Romney — stumping in the Milwaukee suburb of West Allis — said the growth was not good enough.

“Today we learned that it’s actually 7.9 percent, and that’s 9 million jobs short of what he promised,” Romney said. “Unemployment is higher today than when Barack Obama took office. Think of that. Unemployment today is higher on — than on the day Barack Obama took office.”

The auto vote is critical in Ohio — and trending toward Obama. The Romney campaign released ads that imply that auto firms the Obama administration bailed out were sending jobs to China, which is not the case. While there has been enormous pushback from the Obama campaign, including a rebuttal ad, Obama personally went after Romney for those spots at his Hilliard stop.

“We’ve — look, you know, we’ve — we’ve been seeing this out — out of Governor Romney and his friends over the last few weeks right here in Ohio. You’ve got folks who work at the Jeep plant who’ve been calling their employers, worried. Asking, is it true?” Obama said.

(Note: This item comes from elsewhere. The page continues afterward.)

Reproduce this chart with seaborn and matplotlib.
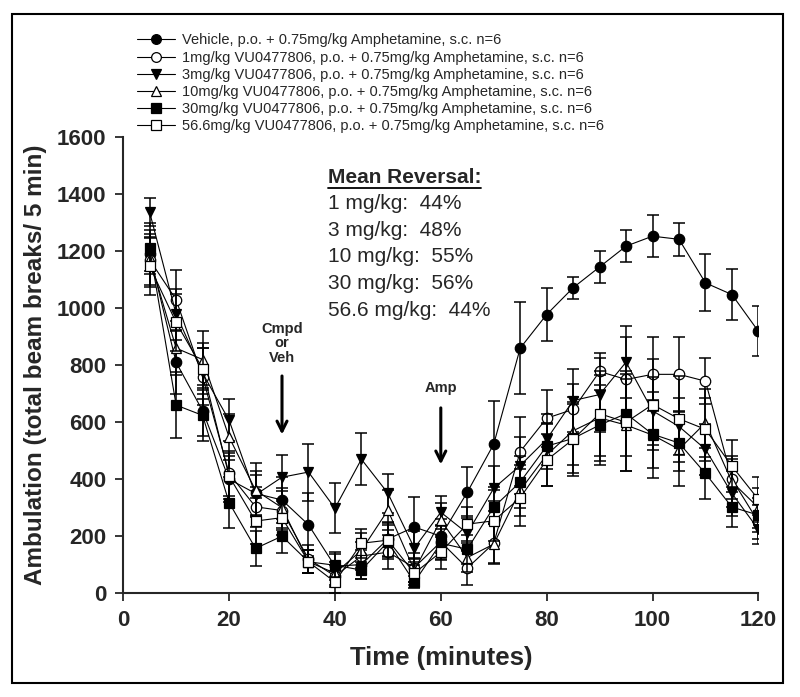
import numpy as np
import pandas as pd
import matplotlib
matplotlib.use("Agg")
import matplotlib.pyplot as plt
import seaborn as sns
from matplotlib.patches import Rectangle
from matplotlib.lines import Line2D

# time points (minutes)
time_min = [5, 10, 15, 20, 25, 30, 35, 40, 45, 50, 55, 60,
            65, 70, 75, 80, 85, 90, 95, 100, 105, 110, 115, 120]

# mean ambulation per group
vehicle = [1190, 810, 640, 400, 350, 327, 240, 95, 100, 190, 232, 200,
           354, 523, 860, 978, 1072, 1145, 1218, 1253, 1242, 1089, 1048, 919]
dose_1 = [1170, 1030, 760, 420, 303, 290, 120, 60, 130, 144, 90, 180,
          88, 175, 497, 614, 645, 778, 750, 768, 768, 744, 400, 250]
dose_3 = [1337, 979, 772, 607, 345, 407, 425, 298, 470, 351, 158, 284,
          210, 368, 448, 540, 676, 697, 811, 640, 585, 505, 350, 224]
dose_10 = [1175, 860, 820, 548, 361, 300, 110, 70, 150, 291, 80, 256,
           125, 172, 361, 485, 570, 615, 590, 555, 505, 598, 391, 300]
dose_30 = [1210, 660, 624, 318, 157, 200, 110, 98, 81, 180, 39, 175,
           154, 302, 390, 516, 543, 590, 630, 558, 527, 420, 302, 274]
dose_56 = [1147, 950, 788, 411, 253, 265, 110, 39, 175, 186, 70, 144,
           242, 254, 335, 467, 540, 630, 600, 662, 612, 575, 446, 329]

# SEM per group
vehicle_sem = [60, 110, 90, 80, 80, 80, 110, 50, 50, 60, 107, 60,
               90, 152, 162, 92, 38, 56, 57, 74, 58, 100, 90, 88]
dose_1_sem = [90, 105, 100, 80, 70, 70, 50, 40, 50, 60, 50, 60,
              60, 70, 120, 100, 90, 64, 150, 130, 130, 80, 70, 60]
dose_3_sem = [50, 90, 90, 74, 70, 77, 100, 88, 91, 68, 60, 58,
              60, 80, 100, 90, 110, 130, 126, 120, 100, 90, 80, 50]
dose_10_sem = [100, 95, 100, 80, 95, 70, 40, 40, 60, 70, 40, 60,
               50, 70, 90, 110, 120, 150, 160, 150, 130, 120, 90, 70]
dose_30_sem = [90, 115, 90, 90, 60, 60, 40, 40, 30, 60, 20, 60,
               50, 60, 90, 80, 120, 140, 150, 120, 100, 90, 70, 60]
dose_56_sem = [100, 100, 90, 80, 80, 60, 40, 40, 50, 60, 40, 60,
               60, 70, 100, 90, 130, 150, 170, 160, 150, 110, 90, 80]

labels = [
    "Vehicle, p.o. + 0.75mg/kg Amphetamine, s.c. n=6",
    "1mg/kg VU0477806, p.o. + 0.75mg/kg Amphetamine, s.c. n=6",
    "3mg/kg VU0477806, p.o. + 0.75mg/kg Amphetamine, s.c. n=6",
    "10mg/kg VU0477806, p.o. + 0.75mg/kg Amphetamine, s.c. n=6",
    "30mg/kg VU0477806, p.o. + 0.75mg/kg Amphetamine, s.c. n=6",
    "56.6mg/kg VU0477806, p.o. + 0.75mg/kg Amphetamine, s.c. n=6",
]
reversal_lines = ["1 mg/kg:  44%", "3 mg/kg:  48%", "10 mg/kg:  55%",
                  "30 mg/kg:  56%", "56.6 mg/kg:  44%"]

means = [vehicle, dose_1, dose_3, dose_10, dose_30, dose_56]
sems = [vehicle_sem, dose_1_sem, dose_3_sem, dose_10_sem, dose_30_sem, dose_56_sem]
markers = ["o", "o", "v", "^", "s", "s"]
faces = ["k", "w", "k", "w", "k", "w"]

df = pd.concat([
    pd.DataFrame({"time": time_min, "value": m, "sem": s, "group": lab})
    for m, s, lab in zip(means, sems, labels)
], ignore_index=True)

sns.set_style("ticks")
plt.rcParams["font.family"] = ["Liberation Sans", "DejaVu Sans"]

fig = plt.figure(figsize=(8, 6.97), dpi=100)
ax = fig.add_axes([0.154, 0.149, 0.794, 0.654])

handles = []
for i, lab in enumerate(labels):
    d = df[df["group"] == lab]
    ax.errorbar(d["time"], d["value"], yerr=d["sem"], fmt="none", ecolor="k",
                elinewidth=1.1, capsize=4.5, capthick=1.1, zorder=2 + i)
    sns.lineplot(data=d, x="time", y="value", ax=ax, color="k", lw=0.8,
                 marker=markers[i], markersize=7.5, markerfacecolor=faces[i],
                 markeredgecolor="k", markeredgewidth=0.9, zorder=3 + i,
                 legend=False)
    handles.append(Line2D([], [], color="k", lw=0.8, marker=markers[i],
                          markersize=7, markerfacecolor=faces[i],
                          markeredgecolor="k", markeredgewidth=0.9))

ax.set_xlim(0, 120)
ax.set_ylim(0, 1600)
ax.set_xticks(range(0, 121, 20))
ax.set_yticks(range(0, 1601, 200))
ax.spines["top"].set_visible(False)
ax.spines["right"].set_visible(False)
for sp in ["left", "bottom"]:
    ax.spines[sp].set_linewidth(1.5)
ax.tick_params(direction="out", length=6, width=1.3, labelsize=16, pad=6)
for t in ax.get_xticklabels() + ax.get_yticklabels():
    t.set_fontweight("bold")
ax.set_xlabel("Time (minutes)", fontsize=18.5, fontweight="bold", labelpad=11)
ax.set_ylabel("Ambulation (total beam breaks/ 5 min)", fontsize=17.5,
              fontweight="bold", labelpad=7)

fig.legend(handles, labels, loc="upper left", bbox_to_anchor=(0.171, 0.952),
           frameon=False, fontsize=10.5, handlelength=2.6, handletextpad=0.5,
           labelspacing=0.22, borderpad=0, borderaxespad=0)

# annotation block
title = ax.text(38.6, 1460, "Mean Reversal:", fontsize=15, fontweight="bold",
                va="center", ha="left")
for k, line in enumerate(reversal_lines):
    ax.text(38.6, 1368 - k * 94, line, fontsize=15, va="center", ha="left")

ax.text(30, 877, "Cmpd\nor\nVeh", fontsize=10.5, fontweight="bold", ha="center",
        va="center", linespacing=1.05)
ax.annotate("", xy=(30, 547), xytext=(30, 772),
            arrowprops=dict(arrowstyle="->", lw=2.2, color="k",
                            mutation_scale=18))
ax.text(60, 719, "Amp", fontsize=10.5, fontweight="bold", ha="center", va="center")
ax.annotate("", xy=(60, 442), xytext=(60, 660),
            arrowprops=dict(arrowstyle="->", lw=2.2, color="k",
                            mutation_scale=18))

# outer frame
fig.patches.append(Rectangle((0.015, 0.02), 0.964, 0.96, transform=fig.transFigure,
                             fill=False, lw=1.5, edgecolor="k"))

# underline for the title
fig.canvas.draw()
bb = title.get_window_extent(fig.canvas.get_renderer())
W, H = fig.bbox.width, fig.bbox.height
fig.add_artist(Line2D([bb.x0 / W, bb.x1 / W], [(bb.y0 - 1) / H, (bb.y0 - 1) / H],
                      color="k", lw=1.3, transform=fig.transFigure))

fig.savefig("out.png", dpi=100)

“Are our jobs being shipped to China? And the reason they’re making these calls is because Governor Romney’s been running an ad that says so. Except, it’s not true. Everybody knows it’s not true.”

The rivals focused on Ohio with four days left in the contentious campaign.

Obama made three stops here on Friday — touching down also in Springfield and Lima — and returns Sunday and Monday, an obvious mark of how important this state and its 18 electoral votes are for Obama: It’s now seen as his main firewall.

Romney flew from Wisconsin for two stops in Ohio, where he wrapped up the day in West Chester, the home turf to House Speaker John Boehner (R-Ohio), with performer Kid Rock and about 100 of his main surrogates — governors, senators, members of Congress and local officials.

A CNN/ORC International survey of likely voters pegged Obama at 50 percent to Romney at 47 percent. The poll was conducted Tuesday through Thursday with the results in the margin of error — that is, a dead heat.